What needs to be done: Return each line of the data below verbatim; pictures are to be left out.
* * * * * * *
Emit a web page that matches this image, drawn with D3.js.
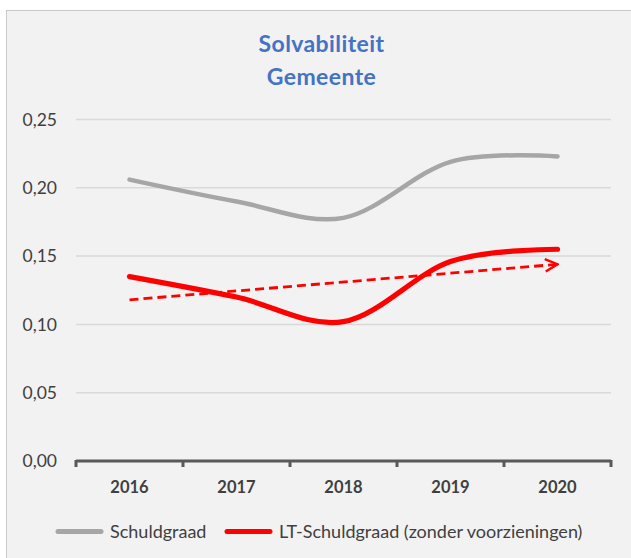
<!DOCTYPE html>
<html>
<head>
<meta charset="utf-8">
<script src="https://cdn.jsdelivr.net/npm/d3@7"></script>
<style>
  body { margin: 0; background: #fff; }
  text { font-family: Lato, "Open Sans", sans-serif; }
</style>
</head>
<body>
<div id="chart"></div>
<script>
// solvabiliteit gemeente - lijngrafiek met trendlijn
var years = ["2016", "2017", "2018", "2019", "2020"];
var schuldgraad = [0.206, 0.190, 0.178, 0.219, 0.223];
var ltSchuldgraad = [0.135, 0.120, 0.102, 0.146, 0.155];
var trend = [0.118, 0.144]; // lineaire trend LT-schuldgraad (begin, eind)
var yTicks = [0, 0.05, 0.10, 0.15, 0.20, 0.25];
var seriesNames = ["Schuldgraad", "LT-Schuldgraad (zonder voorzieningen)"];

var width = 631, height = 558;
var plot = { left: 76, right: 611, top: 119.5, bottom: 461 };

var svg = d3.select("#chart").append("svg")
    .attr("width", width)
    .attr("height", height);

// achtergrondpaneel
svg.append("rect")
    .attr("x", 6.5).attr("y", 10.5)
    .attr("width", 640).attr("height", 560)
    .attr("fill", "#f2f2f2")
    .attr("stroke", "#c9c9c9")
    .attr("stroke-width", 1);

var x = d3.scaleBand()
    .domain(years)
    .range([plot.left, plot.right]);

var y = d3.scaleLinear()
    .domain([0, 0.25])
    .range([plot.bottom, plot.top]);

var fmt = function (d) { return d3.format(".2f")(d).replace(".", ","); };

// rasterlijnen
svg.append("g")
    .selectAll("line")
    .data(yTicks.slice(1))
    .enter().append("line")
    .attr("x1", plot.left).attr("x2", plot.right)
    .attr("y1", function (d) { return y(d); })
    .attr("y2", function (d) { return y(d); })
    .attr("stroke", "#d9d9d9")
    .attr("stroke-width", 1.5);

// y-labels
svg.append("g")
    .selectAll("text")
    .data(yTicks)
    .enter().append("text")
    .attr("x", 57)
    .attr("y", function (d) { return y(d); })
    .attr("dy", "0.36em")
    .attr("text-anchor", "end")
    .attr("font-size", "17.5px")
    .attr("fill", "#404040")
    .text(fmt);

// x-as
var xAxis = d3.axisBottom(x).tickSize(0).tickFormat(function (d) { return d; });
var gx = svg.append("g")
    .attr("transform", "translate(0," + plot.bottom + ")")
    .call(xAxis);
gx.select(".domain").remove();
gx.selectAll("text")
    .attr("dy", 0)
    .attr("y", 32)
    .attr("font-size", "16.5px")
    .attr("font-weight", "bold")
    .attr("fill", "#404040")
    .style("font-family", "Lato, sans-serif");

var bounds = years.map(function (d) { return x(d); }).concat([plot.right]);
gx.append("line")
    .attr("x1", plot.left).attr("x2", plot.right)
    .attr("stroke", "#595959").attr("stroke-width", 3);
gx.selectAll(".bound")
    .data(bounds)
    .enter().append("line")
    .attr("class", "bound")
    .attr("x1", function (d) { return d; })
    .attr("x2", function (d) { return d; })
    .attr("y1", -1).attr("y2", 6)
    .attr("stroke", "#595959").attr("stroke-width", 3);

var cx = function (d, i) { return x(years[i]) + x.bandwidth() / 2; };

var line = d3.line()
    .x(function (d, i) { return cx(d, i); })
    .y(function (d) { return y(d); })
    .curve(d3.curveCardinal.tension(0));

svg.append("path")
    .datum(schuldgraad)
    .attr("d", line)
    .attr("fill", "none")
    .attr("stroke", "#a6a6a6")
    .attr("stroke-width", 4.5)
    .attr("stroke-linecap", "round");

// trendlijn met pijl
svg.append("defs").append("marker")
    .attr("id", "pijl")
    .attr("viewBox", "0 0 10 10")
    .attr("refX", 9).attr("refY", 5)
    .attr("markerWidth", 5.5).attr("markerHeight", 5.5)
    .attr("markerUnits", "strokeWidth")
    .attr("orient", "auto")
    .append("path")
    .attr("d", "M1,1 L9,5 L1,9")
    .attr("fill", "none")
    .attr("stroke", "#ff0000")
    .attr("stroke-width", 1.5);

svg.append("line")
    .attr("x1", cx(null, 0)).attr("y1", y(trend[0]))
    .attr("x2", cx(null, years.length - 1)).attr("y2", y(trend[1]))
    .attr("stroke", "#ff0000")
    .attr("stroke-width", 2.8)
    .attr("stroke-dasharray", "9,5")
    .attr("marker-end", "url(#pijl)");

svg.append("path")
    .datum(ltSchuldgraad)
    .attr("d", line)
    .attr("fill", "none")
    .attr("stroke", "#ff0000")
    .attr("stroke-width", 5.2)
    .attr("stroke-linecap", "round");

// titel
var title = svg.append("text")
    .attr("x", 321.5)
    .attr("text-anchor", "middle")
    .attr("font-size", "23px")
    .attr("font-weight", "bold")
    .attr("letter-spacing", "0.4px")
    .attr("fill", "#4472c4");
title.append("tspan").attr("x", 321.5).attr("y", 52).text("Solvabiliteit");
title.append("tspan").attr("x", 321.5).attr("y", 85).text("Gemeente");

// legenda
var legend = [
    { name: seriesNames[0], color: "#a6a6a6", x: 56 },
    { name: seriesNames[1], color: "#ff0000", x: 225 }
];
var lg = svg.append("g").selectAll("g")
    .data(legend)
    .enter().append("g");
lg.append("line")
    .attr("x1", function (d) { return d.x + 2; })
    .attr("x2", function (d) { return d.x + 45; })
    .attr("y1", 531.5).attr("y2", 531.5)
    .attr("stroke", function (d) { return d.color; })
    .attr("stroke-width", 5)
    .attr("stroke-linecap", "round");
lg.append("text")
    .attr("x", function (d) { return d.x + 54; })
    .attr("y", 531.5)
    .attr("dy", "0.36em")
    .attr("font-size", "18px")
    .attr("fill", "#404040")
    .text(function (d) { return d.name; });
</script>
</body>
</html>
* * * * * * *
Problem solution:
Emit a web page that matches this image, drawn with D3.js.
<!DOCTYPE html>
<html>
<head>
<meta charset="utf-8">
<script src="https://cdn.jsdelivr.net/npm/d3@7"></script>
<style>
  body { margin: 0; background: #fff; }
  text { font-family: Lato, "Open Sans", sans-serif; }
</style>
</head>
<body>
<div id="chart"></div>
<script>
// solvabiliteit gemeente - lijngrafiek met trendlijn
var years = ["2016", "2017", "2018", "2019", "2020"];
var schuldgraad = [0.206, 0.190, 0.178, 0.219, 0.223];
var ltSchuldgraad = [0.135, 0.120, 0.102, 0.146, 0.155];
var trend = [0.118, 0.144]; // lineaire trend LT-schuldgraad (begin, eind)
var yTicks = [0, 0.05, 0.10, 0.15, 0.20, 0.25];
var seriesNames = ["Schuldgraad", "LT-Schuldgraad (zonder voorzieningen)"];

var width = 631, height = 558;
var plot = { left: 76, right: 611, top: 119.5, bottom: 461 };

var svg = d3.select("#chart").append("svg")
    .attr("width", width)
    .attr("height", height);

// achtergrondpaneel
svg.append("rect")
    .attr("x", 6.5).attr("y", 10.5)
    .attr("width", 640).attr("height", 560)
    .attr("fill", "#f2f2f2")
    .attr("stroke", "#c9c9c9")
    .attr("stroke-width", 1);

var x = d3.scaleBand()
    .domain(years)
    .range([plot.left, plot.right]);

var y = d3.scaleLinear()
    .domain([0, 0.25])
    .range([plot.bottom, plot.top]);

var fmt = function (d) { return d3.format(".2f")(d).replace(".", ","); };

// rasterlijnen
svg.append("g")
    .selectAll("line")
    .data(yTicks.slice(1))
    .enter().append("line")
    .attr("x1", plot.left).attr("x2", plot.right)
    .attr("y1", function (d) { return y(d); })
    .attr("y2", function (d) { return y(d); })
    .attr("stroke", "#d9d9d9")
    .attr("stroke-width", 1.5);

// y-labels
svg.append("g")
    .selectAll("text")
    .data(yTicks)
    .enter().append("text")
    .attr("x", 57)
    .attr("y", function (d) { return y(d); })
    .attr("dy", "0.36em")
    .attr("text-anchor", "end")
    .attr("font-size", "17.5px")
    .attr("fill", "#404040")
    .text(fmt);

// x-as
var xAxis = d3.axisBottom(x).tickSize(0).tickFormat(function (d) { return d; });
var gx = svg.append("g")
    .attr("transform", "translate(0," + plot.bottom + ")")
    .call(xAxis);
gx.select(".domain").remove();
gx.selectAll("text")
    .attr("dy", 0)
    .attr("y", 32)
    .attr("font-size", "16.5px")
    .attr("font-weight", "bold")
    .attr("fill", "#404040")
    .style("font-family", "Lato, sans-serif");

var bounds = years.map(function (d) { return x(d); }).concat([plot.right]);
gx.append("line")
    .attr("x1", plot.left).attr("x2", plot.right)
    .attr("stroke", "#595959").attr("stroke-width", 3);
gx.selectAll(".bound")
    .data(bounds)
    .enter().append("line")
    .attr("class", "bound")
    .attr("x1", function (d) { return d; })
    .attr("x2", function (d) { return d; })
    .attr("y1", -1).attr("y2", 6)
    .attr("stroke", "#595959").attr("stroke-width", 3);

var cx = function (d, i) { return x(years[i]) + x.bandwidth() / 2; };

var line = d3.line()
    .x(function (d, i) { return cx(d, i); })
    .y(function (d) { return y(d); })
    .curve(d3.curveCardinal.tension(0));

svg.append("path")
    .datum(schuldgraad)
    .attr("d", line)
    .attr("fill", "none")
    .attr("stroke", "#a6a6a6")
    .attr("stroke-width", 4.5)
    .attr("stroke-linecap", "round");

// trendlijn met pijl
svg.append("defs").append("marker")
    .attr("id", "pijl")
    .attr("viewBox", "0 0 10 10")
    .attr("refX", 9).attr("refY", 5)
    .attr("markerWidth", 5.5).attr("markerHeight", 5.5)
    .attr("markerUnits", "strokeWidth")
    .attr("orient", "auto")
    .append("path")
    .attr("d", "M1,1 L9,5 L1,9")
    .attr("fill", "none")
    .attr("stroke", "#ff0000")
    .attr("stroke-width", 1.5);

svg.append("line")
    .attr("x1", cx(null, 0)).attr("y1", y(trend[0]))
    .attr("x2", cx(null, years.length - 1)).attr("y2", y(trend[1]))
    .attr("stroke", "#ff0000")
    .attr("stroke-width", 2.8)
    .attr("stroke-dasharray", "9,5")
    .attr("marker-end", "url(#pijl)");

svg.append("path")
    .datum(ltSchuldgraad)
    .attr("d", line)
    .attr("fill", "none")
    .attr("stroke", "#ff0000")
    .attr("stroke-width", 5.2)
    .attr("stroke-linecap", "round");

// titel
var title = svg.append("text")
    .attr("x", 321.5)
    .attr("text-anchor", "middle")
    .attr("font-size", "23px")
    .attr("font-weight", "bold")
    .attr("letter-spacing", "0.4px")
    .attr("fill", "#4472c4");
title.append("tspan").attr("x", 321.5).attr("y", 52).text("Solvabiliteit");
title.append("tspan").attr("x", 321.5).attr("y", 85).text("Gemeente");

// legenda
var legend = [
    { name: seriesNames[0], color: "#a6a6a6", x: 56 },
    { name: seriesNames[1], color: "#ff0000", x: 225 }
];
var lg = svg.append("g").selectAll("g")
    .data(legend)
    .enter().append("g");
lg.append("line")
    .attr("x1", function (d) { return d.x + 2; })
    .attr("x2", function (d) { return d.x + 45; })
    .attr("y1", 531.5).attr("y2", 531.5)
    .attr("stroke", function (d) { return d.color; })
    .attr("stroke-width", 5)
    .attr("stroke-linecap", "round");
lg.append("text")
    .attr("x", function (d) { return d.x + 54; })
    .attr("y", 531.5)
    .attr("dy", "0.36em")
    .attr("font-size", "18px")
    .attr("fill", "#404040")
    .text(function (d) { return d.name; });
</script>
</body>
</html>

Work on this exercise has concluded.